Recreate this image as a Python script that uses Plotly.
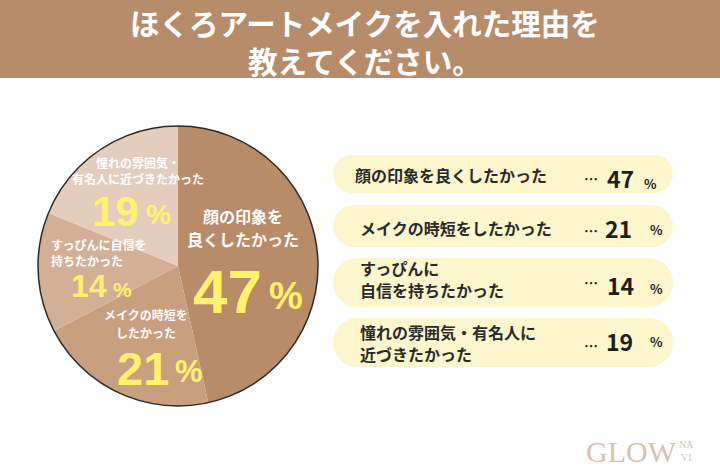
import plotly.graph_objects as go

# ---------------- data ----------------
categories = ["顔の印象を良くしたかった", "メイクの時短をしたかった",
              "すっぴんに自信を持ちたかった", "憧れの雰囲気・有名人に近づきたかった"]
values = [47, 21, 14, 19]
pie_label_lines = [["顔の印象を", "良くしたかった"],
                   ["メイクの時短を", "したかった"],
                   ["すっぴんに自信を", "持ちたかった"],
                   ["憧れの雰囲気・", "有名人に近づきたかった"]]
legend_label_lines = [["顔の印象を良くしたかった"],
                      ["メイクの時短をしたかった"],
                      ["すっぴんに", "自信を持ちたかった"],
                      ["憧れの雰囲気・有名人に", "近づきたかった"]]
title_lines = ["ほくろアートメイクを入れた理由を", "教えてください。"]

# ---------------- style ----------------
W, H = 720, 474
slice_colors = ["#b98c69", "#c89f7f", "#d3af96", "#e5cdbd"]
BAR = "#b68c6a"
PILL = "#fdf5cb"
YEL = "#fff36b"
DARK = "#2a2a2a"
FONT = "Noto Sans CJK JP"
NUMFONT = "Liberation Sans"


def px(x):
    return x / W


def py(y):
    return 1 - y / H


fig = go.Figure()
fig.add_trace(go.Pie(
    labels=categories, values=values, sort=False, direction="clockwise",
    rotation=0, marker=dict(colors=slice_colors, line=dict(width=0)),
    textinfo="none", hoverinfo="label+value", showlegend=False,
    domain=dict(x=[px(38), px(318)], y=[py(406), py(126)]),
))

shapes = []
annotations = []

# title bar
shapes.append(dict(type="rect", xref="paper", yref="paper", x0=0, x1=1,
                   y0=py(78), y1=1, fillcolor=BAR, line=dict(width=0), layer="below"))
annotations.append(dict(text="<br>".join(title_lines), x=px(365), y=py(40.8), xref="paper",
                        yref="paper", showarrow=False, xanchor="center", yanchor="middle",
                        align="center",
                        font=dict(family=FONT, size=29.5, color="white", weight="bold")))

# pie outline
shapes.append(dict(type="circle", xref="paper", yref="paper", x0=px(38), x1=px(318),
                   y0=py(406), y1=py(126), line=dict(color=DARK, width=1.5),
                   fillcolor="rgba(0,0,0,0)", layer="above"))

# pie inside labels (layout): (x, anchor, [line centers y], font size)
pie_lab_pos = [
    (243, "center", [216, 238.5], 16),
    (146, "center", [314.5, 332], 12),
    (49, "left", [244.5, 260], 12),
    (138, "center", [162.5, 178], 12),
]
pie_num_pos = [  # (digits right x, digits y, size, pct x, pct y, pct size)
    (264, 291, 62, 267, 296, 38),
    (171, 368, 47, 173, 371, 31),
    (109, 286, 32, 111, 289, 21),
    (141, 211, 42, 144, 214, 28),
]
for i in range(len(values)):
    x, anc, ys, fs = pie_lab_pos[i]
    for line, yy in zip(pie_label_lines[i], ys):
        annotations.append(dict(text=line, x=px(x), y=py(yy),
                                xref="paper", yref="paper",
                                showarrow=False, xanchor=anc, yanchor="middle",
                                font=dict(family=FONT, size=fs, color="white", weight="bold")))
    dx, dy, ds, qx, qy, qs = pie_num_pos[i]
    annotations.append(dict(text=str(values[i]), x=px(dx), y=py(dy), xref="paper", yref="paper",
                            showarrow=False, xanchor="right", yanchor="middle",
                            font=dict(family=NUMFONT, size=ds, color=YEL, weight="bold")))
    annotations.append(dict(text="%", x=px(qx), y=py(qy), xref="paper", yref="paper",
                            showarrow=False, xanchor="left", yanchor="middle",
                            font=dict(family=NUMFONT, size=qs, color=YEL, weight="bold")))

# legend pills
pill_rows = [(155, 193), (205, 247), (258, 307), (318, 367)]
pill_x0, pill_x1 = 333, 673
label_x = [353, 358, 358, 358]
label_ys = [[175], [228], [268, 290], [331.5, 353.5]]
dots_y = [178, 230, 282, 345]
num_y = [178, 228, 285, 341]
num_right = [636, 634, 636, 635]
pct_x = [642, 648, 648, 648]
pct_y = [183, 229, 288, 341]
for i, (y0, y1) in enumerate(pill_rows):
    r = (y1 - y0) / 2
    shapes.append(dict(type="rect", xref="paper", yref="paper", x0=px(pill_x0 + r), x1=px(pill_x1 - r),
                       y0=py(y1), y1=py(y0), fillcolor=PILL, line=dict(width=0), layer="below"))
    for cx in (pill_x0 + r, pill_x1 - r):
        shapes.append(dict(type="circle", xref="paper", yref="paper", x0=px(cx - r), x1=px(cx + r),
                           y0=py(y1), y1=py(y0), fillcolor=PILL, line=dict(width=0), layer="below"))
    for line, yy in zip(legend_label_lines[i], label_ys[i]):
        annotations.append(dict(text=line, x=px(label_x[i]), y=py(yy), xref="paper", yref="paper",
                                showarrow=False, xanchor="left", yanchor="middle",
                                font=dict(family=FONT, size=16, color=DARK, weight="bold")))
    annotations.append(dict(text="…", x=px(591), y=py(dots_y[i]), xref="paper", yref="paper",
                            showarrow=False, xanchor="center", yanchor="middle",
                            font=dict(family=FONT, size=14, color=DARK, weight="bold")))
    annotations.append(dict(text=str(values[i]), x=px(num_right[i]), y=py(num_y[i]), xref="paper",
                            yref="paper", showarrow=False, xanchor="right", yanchor="middle",
                            font=dict(family=FONT, size=23, color="#1e1e1e", weight="bold")))
    annotations.append(dict(text="%", x=px(pct_x[i]), y=py(pct_y[i]), xref="paper", yref="paper",
                            showarrow=False, xanchor="left", yanchor="middle",
                            font=dict(family=FONT, size=13, color="#1e1e1e", weight="bold")))

# logo
LOGO = "#d9c2ad"
annotations.append(dict(text="GLOW", x=px(584), y=py(451), xref="paper", yref="paper",
                        showarrow=False, xanchor="left", yanchor="middle",
                        font=dict(family="Liberation Serif", size=30, color=LOGO)))
annotations.append(dict(text="NA<br>VI", x=px(686), y=py(451), xref="paper", yref="paper",
                        showarrow=False, xanchor="center", yanchor="middle", align="center",
                        font=dict(family="Liberation Serif", size=10, color=LOGO)))

fig.update_layout(width=W, height=H, margin=dict(l=0, r=0, t=0, b=0),
                  paper_bgcolor="white", plot_bgcolor="white",
                  shapes=shapes, annotations=annotations)
fig.write_html("out.html", config={"displayModeBar": False},
               post_script="document.body.style.margin='0';document.body.style.overflow='hidden';")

------------------------------------------------------------------------

Written exercise: Copy nothing but the lines from the top of the data down to the line containing "import plotly.graph_objects as go", and leave the pictures out.

Result of this task:
Recreate this image as a Python script that uses Plotly.
import plotly.graph_objects as go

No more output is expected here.